A banalização da leitura, no bom sentido, é uma das metas que vem sendo cumprida desde o primeiro dia de funcionamento das máquinas de livros. Num país com 73% de analfabetos funcionais, transformamos e continuamos transformando uma parcela significativa da população.
Alfabetização funcional é definida como a capacidade de interpretar textos, gráficos e fórmulas aritméticas e produzi-los de forma que sejam interpretáveis. Eu considero que fazem parte do grupo de analfabetos funcionais, pessoas de ego inflado que adoram utilizar palavras difíceis para um público que não as irá entender. Ou seja, falam para si ou para uma minoria, sem um pingo de cidadania, sem trazer benefício para a população e sem de fato se comunicar.
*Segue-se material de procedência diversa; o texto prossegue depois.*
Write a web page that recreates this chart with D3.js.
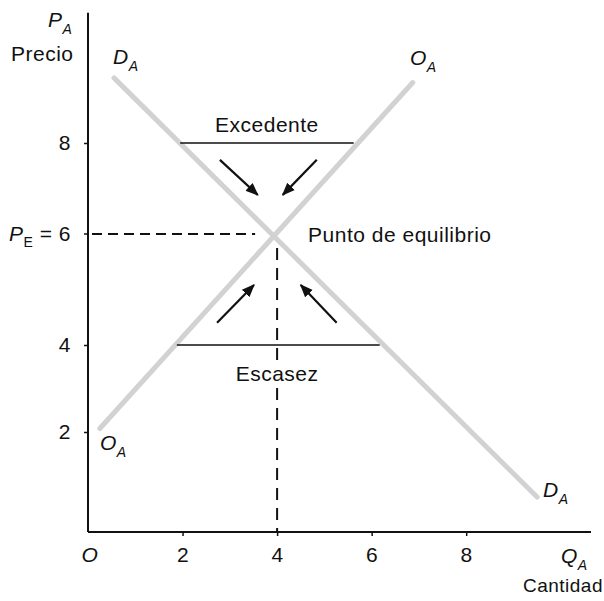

Não entender e não se fazer entender é o principal fator de geração de conflitos de toda natureza, baixa produtividade, baixa qualidade de vida, frustrações, má distribuição de renda, miséria, insalubridade e outras mazelas que acompanham nosso cotidiano.
Nos empenhamos em expandir as atividades da 24X7 para uma parcela muito maior da população. Seja por melhoria de processos, por aporte de capital de terceiros, seja por patrocínios culturais recorrendo a leis de incentivo à cultura com 100% de renúncia fiscal – cuja obtenção, aliás, tem sido muito difícil, mas somos um caso típico de persistência. Queremos acelerar e potencializar os resultados desse canal de distribuição de livros de baixo custo, para garantir, de forma sustentável, a democratização do acesso à leitura.
Sou médico de formação e muita gente me pergunta por que abandonei a Medicina. Bem, sou mais atuante hoje do que nunca, em medicina preventiva. A alfabetização funcional, longe de qualquer outro, é o fator de maior importância na redução da mortalidade infantil. Ajudar a quebrar a máxima que brasileiro não lê e provocar mudanças imediatas de caráter permanente em uma grande parcela da população dão enorme satisfação!
*Fabio Bueno Netto é fundador da 24X7 Cultural.